When asked if he was surprised by the industry’s reaction Lévy said: “We were expecting some controversy. In fact, we were expecting much more controversy and we found out the vast majority of our clients and the vast majority of our people are considering that it is a bold and positive move.

“I was expecting much more, much more bad noise, bad reaction. I think that the vast majority of the people in our industry have understood that we were taking the right step.”

Ascential, the owner of Cannes Lions, launched an advisory committee “to help shape the future of the festival” on Friday after its share price fell and Publicis Groupe’s move prompted additional comments about the direction of Cannes Lions from WPP chief executive Sir Martin Sorrell, among others.

Lévy said: “For me, the only direction that Cannes Lions can take is to go back to the roots and be mindful of the fact that in a world where advertisers are asking agencies to cut their costs they need to be more reasonable on the cost.”

Since 1971 Lévy has attended Cannes Lions — then known as the International Advertising Film Festival and alternating between Cannes and Venice, Italy — every year. In the “good old days” Lévy stayed for the full week and spent his time in “dark rooms watching the work”.

Speaking during his now annual two-day trip to Cannes, Lévy said: “I understand the fact that things are changing but to be fair it is much less about celebrating the work. It’s less about creativity. It seems much more a kind of fair.

“You can look at [the Snapchat yellow ferris wheel] and have a smile but what it tells to the people is that we are starting to become the fair. There is a big question mark to which extent should be we go that far.”

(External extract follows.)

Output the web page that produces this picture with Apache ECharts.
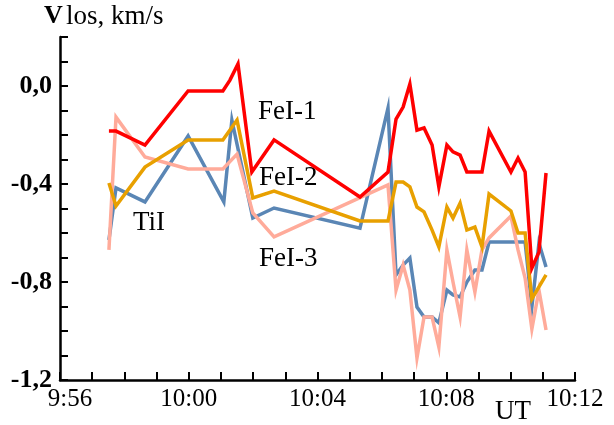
<!DOCTYPE html>
<html><head><meta charset="utf-8">
<script src="https://cdn.jsdelivr.net/npm/echarts@6/dist/echarts.min.js"></script>
<style>html,body{margin:0;padding:0;background:#fff}#c{width:614px;height:425px}</style>
</head><body><div id="c"></div>
<script>
// time in minutes after 09:56 UT
var xTickLabels = ['9:56', '10:00', '10:04', '10:08', '10:12'];
var yTickLabels = ['0,0', '-0,4', '-0,8', '-1,2'];
var yTickValues = [0, -4, -8, -12]; // in tenths

var feI1Time = [1.52,1.74,2.64,3.98,5.06,5.28,5.53,5.96,6.65,9.32,10.19,10.44,10.66,10.87,11.09,11.31,11.56,11.77,12.02,12.21,12.43,12.64,13.11,13.33,14.01,14.23,14.45,14.66,14.88,15.10];
var feI1 = [-0.184,-0.184,-0.241,-0.02,-0.02,0.024,0.09,-0.351,-0.22,-0.453,-0.351,-0.135,-0.086,0.008,-0.18,-0.171,-0.241,-0.412,-0.241,-0.269,-0.282,-0.351,-0.351,-0.184,-0.351,-0.294,-0.351,-0.743,-0.678,-0.355];

var tiITime = [1.52,1.74,2.64,3.98,5.09,5.34,5.99,6.65,9.32,10.19,10.44,10.66,10.87,11.09,11.31,11.56,11.77,12.02,12.21,12.43,12.64,12.89,13.11,13.33,14.45,14.66,14.88,15.10];
var tiI = [-0.629,-0.416,-0.473,-0.204,-0.473,-0.139,-0.539,-0.498,-0.580,-0.09,-0.771,-0.731,-0.702,-0.902,-0.943,-0.943,-0.967,-0.833,-0.853,-0.861,-0.80,-0.751,-0.751,-0.637,-0.637,-0.902,-0.641,-0.739];

var feI2Time = [1.52,1.74,2.64,3.98,5.06,5.50,5.99,6.65,9.32,10.19,10.44,10.66,10.87,11.09,11.31,11.56,11.77,12.02,12.21,12.43,12.64,12.89,13.11,13.33,14.01,14.23,14.45,14.66,14.88,15.10];
var feI2 = [-0.396,-0.49,-0.331,-0.22,-0.22,-0.139,-0.457,-0.429,-0.551,-0.551,-0.392,-0.392,-0.412,-0.494,-0.514,-0.588,-0.657,-0.494,-0.539,-0.478,-0.588,-0.576,-0.657,-0.441,-0.51,-0.60,-0.60,-0.869,-0.82,-0.771];

var feI3Time = [1.52,1.74,2.64,3.98,5.06,5.50,5.99,6.65,10.19,10.44,10.66,10.87,11.09,11.31,11.56,11.77,12.02,12.21,12.43,12.64,12.89,13.11,13.33,14.01,14.23,14.45,14.66,14.88,15.10];
var feI3 = [-0.669,-0.127,-0.29,-0.339,-0.339,-0.278,-0.518,-0.616,-0.404,-0.833,-0.731,-0.833,-1.11,-0.943,-0.943,-1.065,-0.669,-0.80,-0.943,-0.669,-0.841,-0.669,-0.62,-0.531,-0.669,-0.784,-0.992,-0.833,-0.996];

function pairs(t, v) { return t.map(function (x, i) { return [x, v[i]]; }); }

var serif = '"Liberation Serif", "DejaVu Serif", serif';
var chart = echarts.init(document.getElementById('c'), null, {renderer: 'canvas'});

function mkLine(name, t, v, color) {
  return {name: name, type: 'line', data: pairs(t, v), showSymbol: false, symbol: 'none',
    lineStyle: {color: color, width: 3.5, join: 'miter'}, itemStyle: {color: color}, animation: false};
}

chart.setOption({
  animation: false,
  grid: {left: 60, right: 39, top: 37, bottom: 45, containLabel: false},
  xAxis: {
    type: 'value', min: 0, max: 16, interval: 1,
    axisLine: {onZero: false, lineStyle: {color: '#000', width: 2.5}},
    axisTick: {inside: true, length: 8, lineStyle: {color: '#000', width: 2}},
    splitLine: {show: false},
    axisLabel: {
      margin: 7, color: '#000', fontFamily: serif, fontSize: 25,
      formatter: function (v) {
        var k = Math.round(v);
        if (k % 4 !== 0) return '';
        var s = xTickLabels[k / 4];
        return k === 0 ? '{p|' + s + '}' : s;
      },
      rich: {p: {fontFamily: serif, fontSize: 25, color: '#000', padding: [0, 0, 0, 20]}}
    }
  },
  yAxis: {
    type: 'value', min: -1.2, max: 0.2, interval: 0.1,
    axisLine: {show: true, onZero: false, lineStyle: {color: '#000', width: 2.5}},
    axisTick: {show: true, inside: true, length: 8, lineStyle: {color: '#000', width: 2}},
    splitLine: {show: false},
    axisLabel: {
      margin: 8, color: '#000', fontFamily: serif, fontSize: 26, fontWeight: 'bold',
      formatter: function (v) {
        var k = Math.round(v * 10);
        var i = yTickValues.indexOf(k);
        return i >= 0 ? yTickLabels[i] : '';
      }
    }
  },
  series: [
    mkLine('TiI', tiITime, tiI, '#5a86b5'),
    mkLine('FeI-3', feI3Time, feI3, '#ffab9a'),
    mkLine('FeI-2', feI2Time, feI2, '#e8a000'),
    mkLine('FeI-1', feI1Time, feI1, '#ff0000')
  ],
  graphic: [
    {type: 'text', left: 44, top: 3, style: {text: '{b|V} {n|los, km/s}', rich: {
      b: {fontFamily: serif, fontSize: 26, fontWeight: 'bold', fill: '#000'},
      n: {fontFamily: serif, fontSize: 27, fill: '#000'}}}},
    {type: 'text', x: 258, y: 98, style: {text: 'FeI-1', font: '27px ' + serif, fill: '#000', verticalAlign: 'top'}},
    {type: 'text', x: 259, y: 164, style: {text: 'FeI-2', font: '27px ' + serif, fill: '#000', verticalAlign: 'top'}},
    {type: 'text', x: 133, y: 209, style: {text: 'TiI', font: '27px ' + serif, fill: '#000', verticalAlign: 'top'}},
    {type: 'text', x: 259, y: 245, style: {text: 'FeI-3', font: '27px ' + serif, fill: '#000', verticalAlign: 'top'}},
    {type: 'text', x: 495, y: 398, style: {text: 'UT', font: '27px ' + serif, fill: '#000', verticalAlign: 'top'}}
  ]
});
</script></body></html>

Lévy denied industry speculation that the French government had phoned a senior Publicis Groupe figure to complain about the group making its announcement during Cannes week, a major contributor to the French town’s economy.

He said: “We had no reaction from the French government. I don’t see why the French government would be involved in this. It has nothing to do with the government.

“Our new president is very clear of the separation between business and government issues. This is a business issue there is no reason why the government should be involved.”

Lévy said the timing was “simply a coincidence”. He continued: “As you know Arthur [Sadoun] has taken office [as Lévy’s successor as chairman and chief executive] on 1 June. He had his seminar in Paris on 17 June with the top people of the group and he then took the first opportunity to announce.

”It’s just a coincidence in calendar. If he had taken office on 1 July he would have made the announcement maybe on Bastille Day [14 July]. It’s just a question of timing.”

Publicis.Sapient, the group’s digital and tech division, will create the Marcel professional assistant system, which is named after Publicis Groupe’s founder Marcel Bleustein-Blanchet. The app will use data to match staff with briefs regardless of what country they work in.

Marcel will give Publicis Groupe staff across the world the opportunity of “being exposed to the most demanding clients”, Lévy said, and give the group “pause to evaluate the most important juries” and tell its clients it is “ all about breakthrough work”.